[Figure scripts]

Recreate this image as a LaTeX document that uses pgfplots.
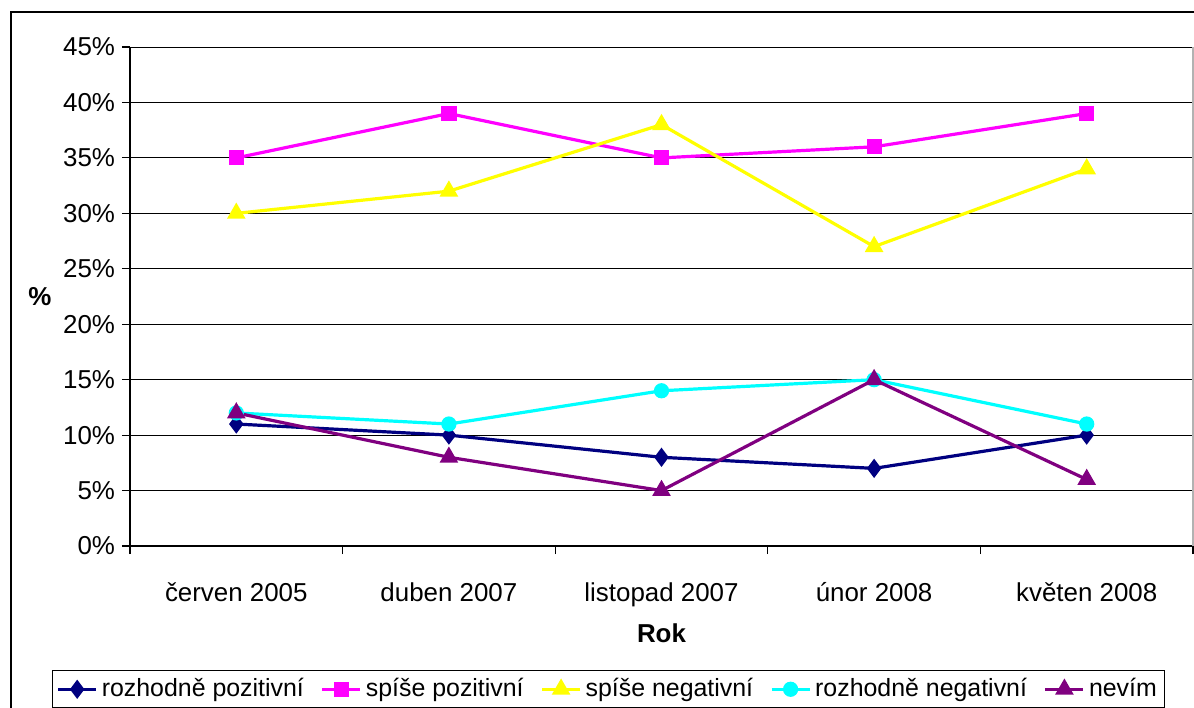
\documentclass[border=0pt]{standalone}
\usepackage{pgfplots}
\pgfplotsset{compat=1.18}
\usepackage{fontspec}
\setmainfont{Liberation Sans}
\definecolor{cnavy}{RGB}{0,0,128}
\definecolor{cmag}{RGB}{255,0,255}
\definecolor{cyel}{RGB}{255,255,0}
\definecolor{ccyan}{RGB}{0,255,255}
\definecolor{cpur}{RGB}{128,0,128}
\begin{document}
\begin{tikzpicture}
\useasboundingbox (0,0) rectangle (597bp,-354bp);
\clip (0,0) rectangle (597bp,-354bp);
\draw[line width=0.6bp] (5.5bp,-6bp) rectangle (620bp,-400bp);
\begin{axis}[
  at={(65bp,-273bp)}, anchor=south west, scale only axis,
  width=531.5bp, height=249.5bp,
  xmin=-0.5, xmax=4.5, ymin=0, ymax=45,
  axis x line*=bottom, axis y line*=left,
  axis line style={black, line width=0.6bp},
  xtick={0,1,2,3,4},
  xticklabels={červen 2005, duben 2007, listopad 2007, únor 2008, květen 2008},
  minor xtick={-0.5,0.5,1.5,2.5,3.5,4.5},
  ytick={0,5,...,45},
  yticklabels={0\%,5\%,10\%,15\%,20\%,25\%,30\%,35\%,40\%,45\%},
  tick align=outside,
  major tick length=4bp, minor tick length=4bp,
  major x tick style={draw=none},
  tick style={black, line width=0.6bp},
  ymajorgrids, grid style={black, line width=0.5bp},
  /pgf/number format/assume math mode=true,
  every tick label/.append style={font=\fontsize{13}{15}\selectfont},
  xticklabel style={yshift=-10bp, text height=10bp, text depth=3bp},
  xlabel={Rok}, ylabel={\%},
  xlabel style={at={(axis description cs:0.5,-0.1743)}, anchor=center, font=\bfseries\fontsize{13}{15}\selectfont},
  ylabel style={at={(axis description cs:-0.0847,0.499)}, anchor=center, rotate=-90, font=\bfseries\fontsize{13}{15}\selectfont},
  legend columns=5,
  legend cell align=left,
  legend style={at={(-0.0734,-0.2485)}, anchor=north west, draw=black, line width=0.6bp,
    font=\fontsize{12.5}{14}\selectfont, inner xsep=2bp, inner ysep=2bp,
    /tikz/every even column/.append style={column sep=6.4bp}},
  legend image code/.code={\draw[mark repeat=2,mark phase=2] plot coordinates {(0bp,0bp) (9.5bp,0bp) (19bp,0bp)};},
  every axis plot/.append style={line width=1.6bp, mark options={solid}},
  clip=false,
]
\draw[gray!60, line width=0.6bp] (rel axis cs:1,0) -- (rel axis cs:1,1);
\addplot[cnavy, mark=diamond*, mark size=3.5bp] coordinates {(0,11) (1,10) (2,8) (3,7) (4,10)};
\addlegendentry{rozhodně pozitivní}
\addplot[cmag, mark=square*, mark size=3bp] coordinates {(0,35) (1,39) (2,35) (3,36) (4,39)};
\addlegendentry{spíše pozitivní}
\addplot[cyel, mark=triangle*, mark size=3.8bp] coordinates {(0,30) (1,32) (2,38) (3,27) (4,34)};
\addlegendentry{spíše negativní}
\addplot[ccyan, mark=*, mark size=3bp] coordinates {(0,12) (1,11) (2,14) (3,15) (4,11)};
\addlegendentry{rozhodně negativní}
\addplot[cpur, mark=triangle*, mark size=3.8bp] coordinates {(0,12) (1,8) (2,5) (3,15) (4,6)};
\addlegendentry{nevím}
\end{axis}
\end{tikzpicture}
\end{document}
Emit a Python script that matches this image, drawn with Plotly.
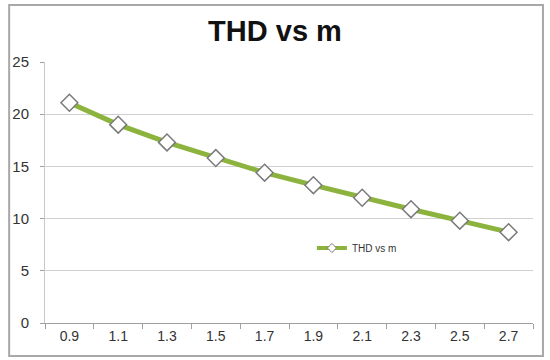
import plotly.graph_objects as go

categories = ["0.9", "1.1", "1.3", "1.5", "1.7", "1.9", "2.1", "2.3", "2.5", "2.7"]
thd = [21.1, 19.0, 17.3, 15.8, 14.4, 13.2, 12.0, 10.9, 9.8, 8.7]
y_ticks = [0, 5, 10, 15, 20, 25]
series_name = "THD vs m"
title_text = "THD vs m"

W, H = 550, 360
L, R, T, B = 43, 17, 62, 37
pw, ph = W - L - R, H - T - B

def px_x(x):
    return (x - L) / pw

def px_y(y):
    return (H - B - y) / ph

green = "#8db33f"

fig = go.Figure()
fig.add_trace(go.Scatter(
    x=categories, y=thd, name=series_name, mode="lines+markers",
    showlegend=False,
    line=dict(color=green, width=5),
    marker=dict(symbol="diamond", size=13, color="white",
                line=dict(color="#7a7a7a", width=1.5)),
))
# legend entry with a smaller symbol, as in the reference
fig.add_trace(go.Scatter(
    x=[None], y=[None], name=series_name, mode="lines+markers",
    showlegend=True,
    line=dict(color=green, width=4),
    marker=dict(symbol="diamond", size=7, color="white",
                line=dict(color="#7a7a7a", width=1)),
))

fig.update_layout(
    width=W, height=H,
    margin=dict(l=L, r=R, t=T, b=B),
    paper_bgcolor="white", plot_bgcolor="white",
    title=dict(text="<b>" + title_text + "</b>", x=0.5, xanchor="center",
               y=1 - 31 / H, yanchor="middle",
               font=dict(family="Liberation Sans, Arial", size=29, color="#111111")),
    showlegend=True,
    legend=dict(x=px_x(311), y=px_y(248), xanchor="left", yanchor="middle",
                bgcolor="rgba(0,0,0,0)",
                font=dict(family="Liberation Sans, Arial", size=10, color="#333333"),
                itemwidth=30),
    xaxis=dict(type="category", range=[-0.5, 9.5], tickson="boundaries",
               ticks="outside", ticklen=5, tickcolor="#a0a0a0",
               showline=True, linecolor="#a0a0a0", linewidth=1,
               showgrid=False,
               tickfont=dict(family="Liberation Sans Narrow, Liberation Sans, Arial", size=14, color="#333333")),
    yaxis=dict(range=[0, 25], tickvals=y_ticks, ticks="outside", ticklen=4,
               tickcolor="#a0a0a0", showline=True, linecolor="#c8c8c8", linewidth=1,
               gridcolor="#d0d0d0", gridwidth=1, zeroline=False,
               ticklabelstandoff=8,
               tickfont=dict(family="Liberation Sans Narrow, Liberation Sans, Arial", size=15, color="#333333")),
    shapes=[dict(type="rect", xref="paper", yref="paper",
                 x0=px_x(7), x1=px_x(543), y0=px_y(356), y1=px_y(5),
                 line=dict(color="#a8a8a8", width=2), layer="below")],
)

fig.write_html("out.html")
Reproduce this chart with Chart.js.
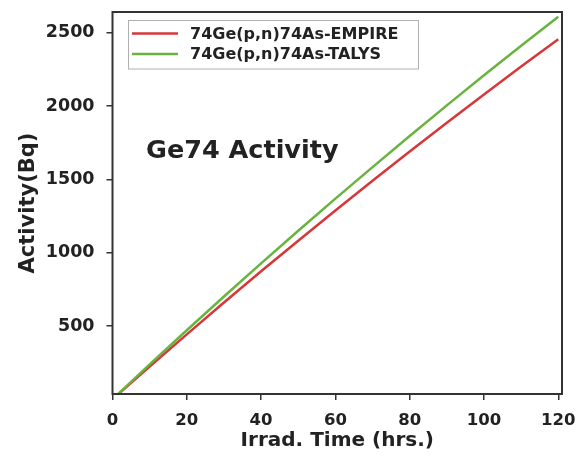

* EXERCISE DESCRIPTION *
Return the listing above unchanged, apart from dropping its pictures.

* TASK SOLUTION *
Recreate this image as a LaTeX document that uses pgfplots.
\documentclass[border=0pt]{standalone}
\usepackage{pgfplots}
\pgfplotsset{compat=1.18}
\usepackage{fontspec}
\setmainfont{Liberation Sans}
\definecolor{cnavy}{RGB}{0,0,128}
\definecolor{cmag}{RGB}{255,0,255}
\definecolor{cyel}{RGB}{255,255,0}
\definecolor{ccyan}{RGB}{0,255,255}
\definecolor{cpur}{RGB}{128,0,128}
\begin{document}
\begin{tikzpicture}
\useasboundingbox (0,0) rectangle (597bp,-354bp);
\clip (0,0) rectangle (597bp,-354bp);
\draw[line width=0.6bp] (5.5bp,-6bp) rectangle (620bp,-400bp);
\begin{axis}[
  at={(65bp,-273bp)}, anchor=south west, scale only axis,
  width=531.5bp, height=249.5bp,
  xmin=-0.5, xmax=4.5, ymin=0, ymax=45,
  axis x line*=bottom, axis y line*=left,
  axis line style={black, line width=0.6bp},
  xtick={0,1,2,3,4},
  xticklabels={červen 2005, duben 2007, listopad 2007, únor 2008, květen 2008},
  minor xtick={-0.5,0.5,1.5,2.5,3.5,4.5},
  ytick={0,5,...,45},
  yticklabels={0\%,5\%,10\%,15\%,20\%,25\%,30\%,35\%,40\%,45\%},
  tick align=outside,
  major tick length=4bp, minor tick length=4bp,
  major x tick style={draw=none},
  tick style={black, line width=0.6bp},
  ymajorgrids, grid style={black, line width=0.5bp},
  /pgf/number format/assume math mode=true,
  every tick label/.append style={font=\fontsize{13}{15}\selectfont},
  xticklabel style={yshift=-10bp, text height=10bp, text depth=3bp},
  xlabel={Rok}, ylabel={\%},
  xlabel style={at={(axis description cs:0.5,-0.1743)}, anchor=center, font=\bfseries\fontsize{13}{15}\selectfont},
  ylabel style={at={(axis description cs:-0.0847,0.499)}, anchor=center, rotate=-90, font=\bfseries\fontsize{13}{15}\selectfont},
  legend columns=5,
  legend cell align=left,
  legend style={at={(-0.0734,-0.2485)}, anchor=north west, draw=black, line width=0.6bp,
    font=\fontsize{12.5}{14}\selectfont, inner xsep=2bp, inner ysep=2bp,
    /tikz/every even column/.append style={column sep=6.4bp}},
  legend image code/.code={\draw[mark repeat=2,mark phase=2] plot coordinates {(0bp,0bp) (9.5bp,0bp) (19bp,0bp)};},
  every axis plot/.append style={line width=1.6bp, mark options={solid}},
  clip=false,
]
\draw[gray!60, line width=0.6bp] (rel axis cs:1,0) -- (rel axis cs:1,1);
\addplot[cnavy, mark=diamond*, mark size=3.5bp] coordinates {(0,11) (1,10) (2,8) (3,7) (4,10)};
\addlegendentry{rozhodně pozitivní}
\addplot[cmag, mark=square*, mark size=3bp] coordinates {(0,35) (1,39) (2,35) (3,36) (4,39)};
\addlegendentry{spíše pozitivní}
\addplot[cyel, mark=triangle*, mark size=3.8bp] coordinates {(0,30) (1,32) (2,38) (3,27) (4,34)};
\addlegendentry{spíše negativní}
\addplot[ccyan, mark=*, mark size=3bp] coordinates {(0,12) (1,11) (2,14) (3,15) (4,11)};
\addlegendentry{rozhodně negativní}
\addplot[cpur, mark=triangle*, mark size=3.8bp] coordinates {(0,12) (1,8) (2,5) (3,15) (4,6)};
\addlegendentry{nevím}
\end{axis}
\end{tikzpicture}
\end{document}
Emit a Python script that matches this image, drawn with Plotly.
import plotly.graph_objects as go

categories = ["0.9", "1.1", "1.3", "1.5", "1.7", "1.9", "2.1", "2.3", "2.5", "2.7"]
thd = [21.1, 19.0, 17.3, 15.8, 14.4, 13.2, 12.0, 10.9, 9.8, 8.7]
y_ticks = [0, 5, 10, 15, 20, 25]
series_name = "THD vs m"
title_text = "THD vs m"

W, H = 550, 360
L, R, T, B = 43, 17, 62, 37
pw, ph = W - L - R, H - T - B

def px_x(x):
    return (x - L) / pw

def px_y(y):
    return (H - B - y) / ph

green = "#8db33f"

fig = go.Figure()
fig.add_trace(go.Scatter(
    x=categories, y=thd, name=series_name, mode="lines+markers",
    showlegend=False,
    line=dict(color=green, width=5),
    marker=dict(symbol="diamond", size=13, color="white",
                line=dict(color="#7a7a7a", width=1.5)),
))
# legend entry with a smaller symbol, as in the reference
fig.add_trace(go.Scatter(
    x=[None], y=[None], name=series_name, mode="lines+markers",
    showlegend=True,
    line=dict(color=green, width=4),
    marker=dict(symbol="diamond", size=7, color="white",
                line=dict(color="#7a7a7a", width=1)),
))

fig.update_layout(
    width=W, height=H,
    margin=dict(l=L, r=R, t=T, b=B),
    paper_bgcolor="white", plot_bgcolor="white",
    title=dict(text="<b>" + title_text + "</b>", x=0.5, xanchor="center",
               y=1 - 31 / H, yanchor="middle",
               font=dict(family="Liberation Sans, Arial", size=29, color="#111111")),
    showlegend=True,
    legend=dict(x=px_x(311), y=px_y(248), xanchor="left", yanchor="middle",
                bgcolor="rgba(0,0,0,0)",
                font=dict(family="Liberation Sans, Arial", size=10, color="#333333"),
                itemwidth=30),
    xaxis=dict(type="category", range=[-0.5, 9.5], tickson="boundaries",
               ticks="outside", ticklen=5, tickcolor="#a0a0a0",
               showline=True, linecolor="#a0a0a0", linewidth=1,
               showgrid=False,
               tickfont=dict(family="Liberation Sans Narrow, Liberation Sans, Arial", size=14, color="#333333")),
    yaxis=dict(range=[0, 25], tickvals=y_ticks, ticks="outside", ticklen=4,
               tickcolor="#a0a0a0", showline=True, linecolor="#c8c8c8", linewidth=1,
               gridcolor="#d0d0d0", gridwidth=1, zeroline=False,
               ticklabelstandoff=8,
               tickfont=dict(family="Liberation Sans Narrow, Liberation Sans, Arial", size=15, color="#333333")),
    shapes=[dict(type="rect", xref="paper", yref="paper",
                 x0=px_x(7), x1=px_x(543), y0=px_y(356), y1=px_y(5),
                 line=dict(color="#a8a8a8", width=2), layer="below")],
)

fig.write_html("out.html")
Reproduce this chart with Chart.js.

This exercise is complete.